Ahora, en el siglo XXI, ningún peregrino alza su bastón hacia el gallinero gótico de la catedral. Afortunadamente, casi todo el mundo llega a Compostela con una salud aceptable, salvo el inevitable peaje de agujetas, ampollas y torceduras. Pero el gallo y la gallina, que picotean impasibles en su habitáculo catedralicio, siguen mereciendo la admiración de los caminantes jacobeos. Especialmente en este último mes. Un cartel colgado en la puerta principal del templo, con una foto en el centro, informa del acontecimiento: ¡El gallo y la gallina han tenido seis pollitos! Que dos animales procreen es algo natural; que lo hagan dentro de un gallinero construido en el siglo XV es bastante más raro; que alumbren a sus crías dentro de una catedral resulta francamente excepcional. Eso solo puede pasar en Santo Domingo de la Calzada. Y no siempre: la última vez que sucedió fue en 2001. Y ni los viejos del lugar se acuerdan ya de la penúltima vez.
Una bula de 1350
Nadie sabe desde cuándo hay gallos en la catedral calceatense. Sin embargo, algunos datos ayudan a entender la longevidad de esta costumbre. El gallinero que ocupan, una pieza gótica, pintada de negro y con rejas de hierro, que se alza a la izquierda de la entrada principal, data del siglo XV. Pero se sabe que sustituye a una jaula de madera anterior. Y existe un documento, fechado en 1350, que recoge una bula dictada por el Papa Clemente IV (1265-1268) mediante la cual se concedían indulgencias a quienes «mirasen al gallo y a la gallina que hay en la iglesia». Ningún otro templo católico en el mundo tiene autorización para mantener y criar animales vivos en su interior.
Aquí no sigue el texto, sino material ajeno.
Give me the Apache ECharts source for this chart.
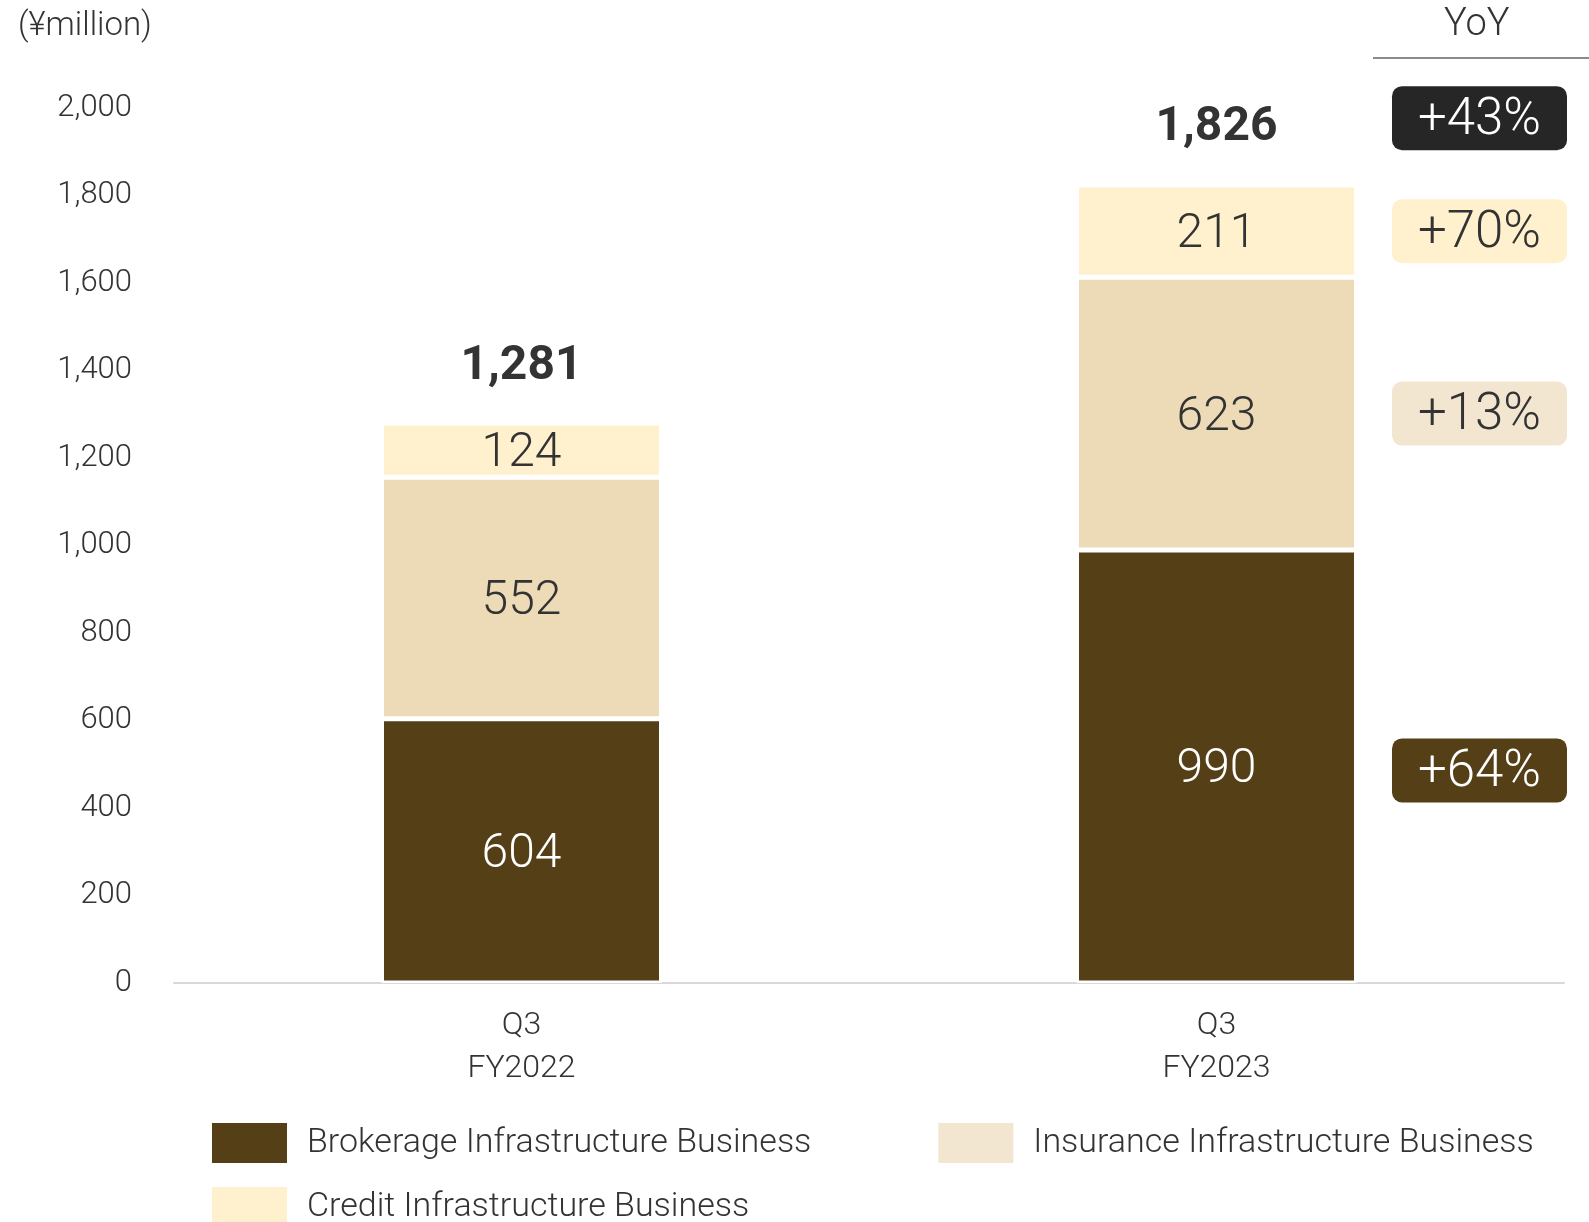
<!DOCTYPE html>
<html>
<head>
<meta charset="utf-8">
<script src="https://cdn.jsdelivr.net/npm/echarts@6/dist/echarts.min.js"></script>
<style>
  html, body { margin: 0; padding: 0; background: #fff; }
  #chart { width: 1589px; height: 1222px; }
</style>
</head>
<body>
<div id="chart"></div>
<script>
// Quarterly revenue by business line (¥ million)
const categories = ['Q3\nFY2022', 'Q3\nFY2023'];
const seriesNames = [
  'Brokerage Infrastructure Business',
  'Insurance Infrastructure Business',
  'Credit Infrastructure Business'
];
const brokerage = [604, 990];
const insurance = [552, 623];
const credit = [124, 211];
const totals = [1281, 1826];

// Year-on-year change for the latest quarter
const yoyBrokerage = '+64%';
const yoyInsurance = '+13%';
const yoyCredit = '+70%';
const yoyTotal = '+43%';

const yMin = 0, yMax = 2000, yStep = 200;

const FONT = 'Roboto, "Noto Sans", sans-serif';
const TEXT = '#333333';
const C_BROKER = '#543F17';
const C_INSUR = '#EDDBB8';
const C_INSUR_LIGHT = '#F2E6D0';
const C_CREDIT = '#FFF1CD';

const BAR_W = 280;      // layout width; the white border eats into it
const BORDER = 2.5;
const VIS_BAR_W = BAR_W - 2 * BORDER;

function segLabel(color) {
  return {
    show: true, position: 'inside', color: color, offset: [0, 4],
    fontSize: 48, fontFamily: FONT, fontWeight: 300
  };
}

// badges placed beside the latest bar, at the middle of each segment
const last = categories.length - 1;
const bTop = brokerage[last];
const iTop = bTop + insurance[last];
const cTop = iTop + credit[last];
const badgeData = [
  { value: [last, bTop / 2], text: yoyBrokerage, fill: C_BROKER, color: '#ffffff', dy: 4 },
  { value: [last, (bTop + iTop) / 2], text: yoyInsurance, fill: C_INSUR_LIGHT, color: TEXT, dy: 0 },
  { value: [last, (iTop + cTop) / 2], text: yoyCredit, fill: C_CREDIT, color: TEXT, dy: 0 },
  { value: [last, totals[last]], text: yoyTotal, fill: '#262626', color: '#ffffff', dy: -66 }
];

const legendText = {
  fontSize: 34, color: TEXT, fontFamily: FONT, fontWeight: 300, padding: [2, 0, 0, 15]
};

const chart = echarts.init(document.getElementById('chart'), null, { renderer: 'canvas' });

chart.setOption({
  animation: false,
  backgroundColor: '#ffffff',
  title: {
    text: '(¥million)',
    left: 13, top: 5,
    textStyle: { fontSize: 33, fontWeight: 300, color: TEXT, fontFamily: FONT }
  },
  graphic: [
    {
      type: 'text', left: 1444, top: 6,
      style: { text: 'YoY', fontSize: 38, fontWeight: 300, fill: TEXT, fontFamily: FONT }
    },
    {
      type: 'line',
      shape: { x1: 1373, y1: 58, x2: 1589, y2: 58 },
      style: { stroke: '#8a8a8a', lineWidth: 2 }
    }
  ],
  legend: [
    {
      data: [
        { name: seriesNames[0] },
        { name: seriesNames[1], itemStyle: { color: C_INSUR_LIGHT } }
      ],
      left: 212, top: 1123, padding: 0,
      orient: 'horizontal',
      icon: 'rect', itemWidth: 75, itemHeight: 40, itemGap: 127,
      itemStyle: { borderWidth: 0 },
      selectedMode: false,
      textStyle: legendText
    },
    {
      data: [seriesNames[2]],
      left: 212, top: 1187, padding: 0,
      icon: 'rect', itemWidth: 75, itemHeight: 40,
      itemStyle: { borderWidth: 0 },
      selectedMode: false,
      textStyle: legendText
    }
  ],
  grid: { left: 174, right: 25, top: 108, bottom: 239, containLabel: false },
  xAxis: {
    type: 'category',
    data: categories,
    axisLine: { show: true, lineStyle: { color: '#d9d9d9', width: 2 } },
    axisTick: { show: false },
    axisLabel: {
      margin: 21, fontSize: 32, lineHeight: 43, color: TEXT,
      fontFamily: FONT, fontWeight: 300
    }
  },
  yAxis: {
    type: 'value',
    min: yMin, max: yMax, interval: yStep,
    axisLine: { show: false },
    axisTick: { show: false },
    splitLine: { show: false },
    axisLabel: {
      margin: 42, fontSize: 31, color: TEXT, fontFamily: FONT, fontWeight: 300,
      formatter: v => v.toLocaleString('en-US')
    }
  },
  series: [
    {
      name: seriesNames[0], type: 'bar', stack: 'rev', data: brokerage,
      barWidth: BAR_W,
      itemStyle: { color: C_BROKER, borderColor: '#ffffff', borderWidth: BORDER },
      label: segLabel('#ffffff')
    },
    {
      name: seriesNames[1], type: 'bar', stack: 'rev', data: insurance,
      barWidth: BAR_W,
      itemStyle: { color: C_INSUR, borderColor: '#ffffff', borderWidth: BORDER },
      label: segLabel(TEXT)
    },
    {
      name: seriesNames[2], type: 'bar', stack: 'rev', data: credit,
      barWidth: BAR_W,
      itemStyle: { color: C_CREDIT, borderColor: '#ffffff', borderWidth: BORDER },
      label: segLabel(TEXT)
    },
    {
      // totals above each stack
      name: 'Total', type: 'custom',
      data: totals.map((v, i) => [i, v]),
      encode: { x: 0, y: 1 },
      z: 5,
      renderItem: function (params, api) {
        const c = api.coord([api.value(0), api.value(1)]);
        return {
          type: 'text',
          style: {
            text: api.value(1).toLocaleString('en-US'),
            x: c[0], y: c[1] - 56,
            align: 'center', verticalAlign: 'middle',
            fontSize: 48, fontWeight: 'bold', fontFamily: FONT, fill: TEXT
          }
        };
      }
    },
    {
      // YoY badges
      name: 'YoY', type: 'custom',
      data: badgeData.map(d => d.value),
      encode: { x: 0, y: 1 },
      z: 5,
      renderItem: function (params, api) {
        const d = badgeData[params.dataIndex];
        const c = api.coord([api.value(0), api.value(1)]);
        const x = c[0] + VIS_BAR_W / 2 + 38;
        const cy = c[1] + d.dy;
        const w = 175, h = 64;
        return {
          type: 'group',
          children: [
            {
              type: 'rect',
              shape: { x: x, y: cy - h / 2, width: w, height: h, r: 10 },
              style: { fill: d.fill }
            },
            {
              type: 'text',
              style: {
                text: d.text, x: x + w / 2, y: cy + 3,
                align: 'center', verticalAlign: 'middle',
                fontSize: 51, fontWeight: 300, fontFamily: FONT, fill: d.color
              }
            }
          ]
        };
      }
    }
  ]
});
</script>
</body>
</html>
¿Por qué Santo Domingo de la Calzada goza de este inaudito privilegio? La razón se esconde en una de las leyendas más populares del Camino de Santiago. Cuenta la historia que, en el año 1080, un peregrino alemán, Hugonell, caminaba con sus padres hacia Compostela. Al llegar a Santo Domingo, una posadera se quedó prendada de la belleza del mozo y le ofreció su cuerpo. Hugonell la rechazó y, al día siguiente, la joven despechada le acusó de haberle robado un cáliz de plata. El muchacho fue condenado a la horca.
Lo colgaron, pero no murió. El propio santo lo sujetó por los pies e impidió que a Hugonell se le rompiera el gaznate. Los padres del joven acudieron a dar la buena nueva al corregidor de la ciudad, al que rogaron que anulara la sentencia. Cuando llegaron a palacio, el juez estaba a punto de comerse un capón asado. «Tan vivo está vuestro hijo como las aves que mi cocinero me ha preparado», les dijo. Y en ese justo momento, los pollos se levantaron, se cubrieron de plumas y empezaron a cantar.
El milagro corrió de boca en boca por todo el Camino y se convirtió en una de las historias peregrinas más populares, que ilustra coplas, capiteles y manuscritos. Todavía hay disputas sobre su origen. Unos dicen que sucedió en Winnenden (Alemania), otros apuestan por Toulouse (Francia) y hay quien asegura que todo ocurrió en Barcelos (Portugal). Pero la villa riojana mantuvo desde antiguo el privilegio de ser reconocida como sede oficial del prodigio. De ahí viene el celebérrimo lema de la ciudad («Santo Domingo de la Calzada, donde cantó la gallina después de asada») y de ahí la constante permanencia, al menos desde el siglo XIII, de un gallo y de una gallina dentro de la catedral.
«Mucha gente entra aquí buscándolos», confirma el párroco, Francisco José Suárez. «Los peregrinos suelen conocer el milagro, pero no se hacen mucha idea de dónde están realmente». El gallo y la gallina son cambiados, por parejas, cada quince días. «Lo difícil no es que una gallina tenga huevos, claro. Lo extraño es que se ponga clueca en la catedral», explica don Francisco, «eso es demasiada coincidencia».
El advenimiento de los pollitos ha tenido cierta repercusión mediática e incluso ha traído más visitas. «Es muy divertido sentarse aquí y escuchar lo que dicen los peregrinos -explica el padre Suárez-. ¡Una vez me preguntó uno dónde debía echar la moneda para que cantara el gallo!». Y no. Como bien pudieron comprobar Catherine y sus amigas, el gallo, que se pasea por sus dominios vanidoso y arrogante, solo canta cuando le viene en gana.